Watch a free movie. Free movies are available on TV (remember the popcorn!). You can also check local listings for community showings in large parks and other venues, particularly during summer. Movie theaters might also offer cheap kid options throughout the year.

Have fun with group storytelling. Have your kids come up with happy, scary, or just plain silly stories through collaborative story telling. This is an ideal activity while waiting at a restaurant, doctor’s office, etc., and can be easily adapted for children with special needs. Everyone takes it in turn to say one or two sentences to progress the story. You can use an object or picture as a prompt, or even identify certain words to incorporate in each person’s turn.

Make a movie. Let your kids use your phone, tablet, or other device to make their own movie. Most devices can download free editing software, including the ability to add special effects.

Play hide and seek. Your kids can play this game at home or you can add some adventure by taking them to a park, where there are more options for creative hiding places.

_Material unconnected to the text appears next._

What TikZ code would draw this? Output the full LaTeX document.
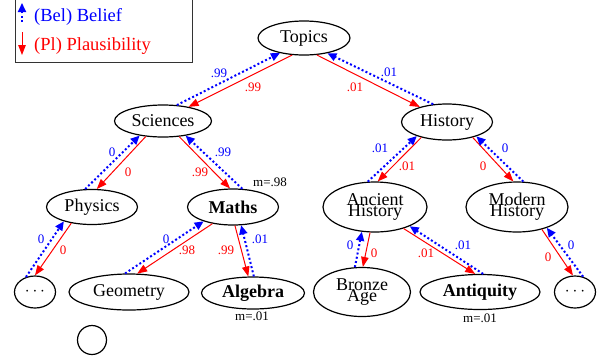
\documentclass[tikz,border=0pt]{standalone}
\usepackage{fontspec}
\setmainfont{Liberation Serif}
\usetikzlibrary{arrows.meta,shapes.geometric}
\definecolor{belblue}{RGB}{0,0,255}
\definecolor{plred}{RGB}{255,0,0}
\tikzset{
  nd/.style={ellipse,draw,line width=1.2pt,inner sep=0pt,font=\fontsize{18}{12}\selectfont,align=center},
  bel/.style={draw=belblue,line width=2pt,dash pattern=on 2pt off 2.3pt,-{Triangle[length=9pt,width=8pt,fill=belblue]}},
  pl/.style={draw=plred,line width=1pt,-{Triangle[length=10pt,width=7.5pt,fill=plred]}},
  bl/.style={text=belblue,font=\fontsize{13}{13}\selectfont,inner sep=0pt},
  rl/.style={text=plred,font=\fontsize{13}{13}\selectfont,inner sep=0pt},
  ml/.style={text=black,font=\fontsize{13}{13}\selectfont,inner sep=0pt}
}
\begin{document}
\begin{tikzpicture}[x=1pt,y=-1pt]
\useasboundingbox (0,0) rectangle (607,360);
% legend
\draw[line width=0.8pt,black!80] (15,-5) rectangle (192,62);
\coordinate (lb1) at (22,22); \coordinate (lb2) at (22,3);
\coordinate (lr1) at (22,32); \coordinate (lr2) at (22,55);
\draw[bel] (lb1) -- (lb2);
\draw[pl] (lr1) -- (lr2);
\node[anchor=west,text=belblue,font=\fontsize{18.5}{18.5}\selectfont,inner sep=0pt] (legb) at (34,17) {(Bel) Belief};
\node[anchor=west,text=plred,font=\fontsize{18.5}{18.5}\selectfont,inner sep=0pt] (legr) at (34,46) {(Pl) Plausibility};
% nodes
\node[nd,minimum width=92pt,minimum height=34pt] (top) at (304,38) {Topics};
\node[nd,minimum width=97pt,minimum height=32pt] (sci) at (163,121) {Sciences};
\node[nd,minimum width=91pt,minimum height=36pt] (his) at (447,122) {History};
\node[nd,minimum width=91pt,minimum height=35pt] (phy) at (92,207) {Physics};
\node[nd,minimum width=91pt,minimum height=36pt] (mat) at (233,207) {\textbf{Maths}};
\node[nd,minimum width=104pt,minimum height=50pt] (anc) at (375,207) {Ancient\\[-2pt]History};
\node[nd,minimum width=102pt,minimum height=50pt] (mod) at (517,207) {Modern\\[-2pt]History};
\node[nd,minimum width=41pt,minimum height=32pt] (ld) at (35,292) {$\cdots$};
\node[nd,minimum width=120pt,minimum height=36pt] (geo) at (129,292) {Geometry};
\node[nd,minimum width=103pt,minimum height=32pt] (alg) at (253,293) {\textbf{Algebra}};
\node[nd,minimum width=97pt,minimum height=49pt] (bro) at (362,292) {Bronze\\[-2pt]Age};
\node[nd,minimum width=120pt,minimum height=35pt] (ant) at (480,292) {\textbf{Antiquity}};
\node[nd,minimum width=41pt,minimum height=32pt] (rd) at (575,292) {$\cdots$};
\node[circle,draw,line width=1.2pt,minimum size=29pt,inner sep=0pt] (circ) at (92,340) {};
% mass labels
\node[ml] (m1) at (270,182) {m=.98};
\node[ml] (m2) at (252,316) {m=.01};
\node[ml] (m3) at (480,318) {m=.01};
% edges
\draw[bel] (sci.49) -- (top.212);
\draw[pl] (top.235) -- (sci.29);
\node[bl] at (219,73) {.99}; \node[rl] at (253,87) {.99};

\draw[pl] (top.307) -- (his.151);
\draw[bel] (his.128) -- (top.327);
\node[bl] at (389,72) {.01}; \node[rl] at (355,87) {.01};

\draw[bel] (phy.111) -- (sci.212);
\draw[pl] (sci.222) -- (phy.75);
\node[bl] at (112,152) {0}; \node[rl] at (128,172) {0};

\draw[pl] (sci.316) -- (mat.99);
\draw[bel] (mat.63) -- (sci.327);
\node[bl] at (223,152) {.99}; \node[rl] at (200,172) {.99};

\draw[bel] (anc.106) -- (his.205);
\draw[pl] (his.211) -- (anc.84);
\node[bl] at (380,148) {.01}; \node[rl] at (407,166) {.01};

\draw[pl] (his.329) -- (mod.98);
\draw[bel] (mod.76) -- (his.334);
\node[bl] at (505,148) {0}; \node[rl] at (483,166) {0};

\draw[bel] (ld.121) -- (phy.207);
\draw[pl] (phy.218) -- (ld.90);
\node[bl] at (41,239) {0}; \node[rl] at (63,250) {0};

\draw[bel] (geo.102) -- (mat.206);
\draw[pl] (mat.219) -- (geo.66);
\node[bl] at (166,239) {0}; \node[rl] at (187,250) {.98};

\draw[pl] (mat.276) -- (alg.106);
\draw[bel] (alg.87) -- (mat.294);
\node[bl] at (260,239) {.01}; \node[rl] at (226,250) {.99};

\draw[bel] (bro.106) -- (anc.242);
\draw[pl] (anc.259) -- (bro.88);
\node[bl] at (350,245) {0}; \node[rl] at (374,253) {0};

\draw[pl] (anc.323) -- (ant.105);
\draw[bel] (ant.80) -- (anc.331);
\node[bl] at (463,245) {.01}; \node[rl] at (426,253) {.01};

\draw[pl] (mod.318) -- (rd.97);
\draw[bel] (rd.62) -- (mod.325);
\node[bl] at (571,245) {0}; \node[rl] at (548,257) {0};
\end{tikzpicture}
\end{document}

Play tag. Playing tag never gets old and it’s a great way to burn off some energy. There are all sorts of fun variations for your kids to enjoy, including ‘Freeze Tag’, flashlight tag at night, and path tag in the fall.

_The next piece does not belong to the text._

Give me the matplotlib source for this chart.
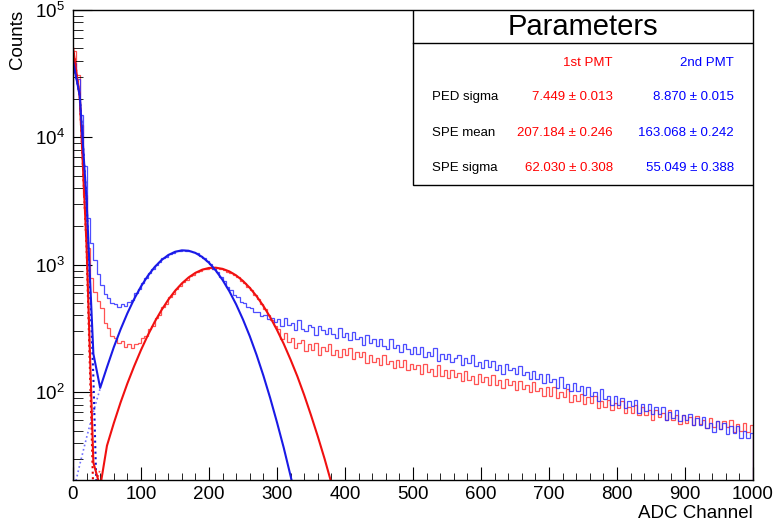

Organize a scavenger or treasure hunt. Make an inventory of fun things, then hide them in- or outside your house. Next, give your kids the list, and send them off to see who finds the items first. Have a prize for the winner.

Paint faces. Kids don’t have to go to a fair for face painting. They can do it at home with simple kits.

Have a talent show. Encourage your kids and their friends to demonstrate their greatest talents. You can even make it into a talent competition, with prizes.

Invent something. Gather old household objects and see if your kids can invent something creative. Just be careful about the safety of items and what they might create!

Fix something. One of the best ways to learn is by fixing something. Some parents go to garage sales specifically to look for things their kids can fix. Your kids will learn new skills, and might even be inspired towards a career in engineering, fashion design, construction, or more.

Conduct a science experiment. There are plenty of ways to make science fun at home, such as building a volcano at home with simple ingredients. Look online or visit your local library for simple, kid-friendly science experiments to try with your kids.


Make a fort. Kids love to enjoy their own secret places. Help them to use a sheet, blanket, and other items to build a private ‘fort’.

Make a cardboard box house. Let your kids turn a large box into a house, decorating it with paint, markers, stickers, etc. It’s a perfect personal hiding place for imaginative play.

Decorate the windows. Let your kids use washable window markers or peelable stickers to create their own images.

Have fun sculpting. Your kids can use clay or playdough to come up with fun creations. Note: You can make your own playdough with simple ingredients, some of which can be baked for long-lasting mementoes.

Make popsicles. Forget about store bought popsicles; you can help your kids make their own, using more nutritious ingredients with molds, sticks, juice, and fruit. (You can also use ice cube trays.)

Make paper airplanes. Search online for different designs, then help your kids to cut, fold and fly them to see which goes furthest, highest, and so on.

Make your own puzzles and mazes. Simple paper, pencils, and pens can keep your kids busy for hours, designing their own challenges for family and friends.

Make your own comic books. Every author has to start somewhere! Encourage your kids to create their own characters and story lines. You can keep it simple, or have them bound in a book.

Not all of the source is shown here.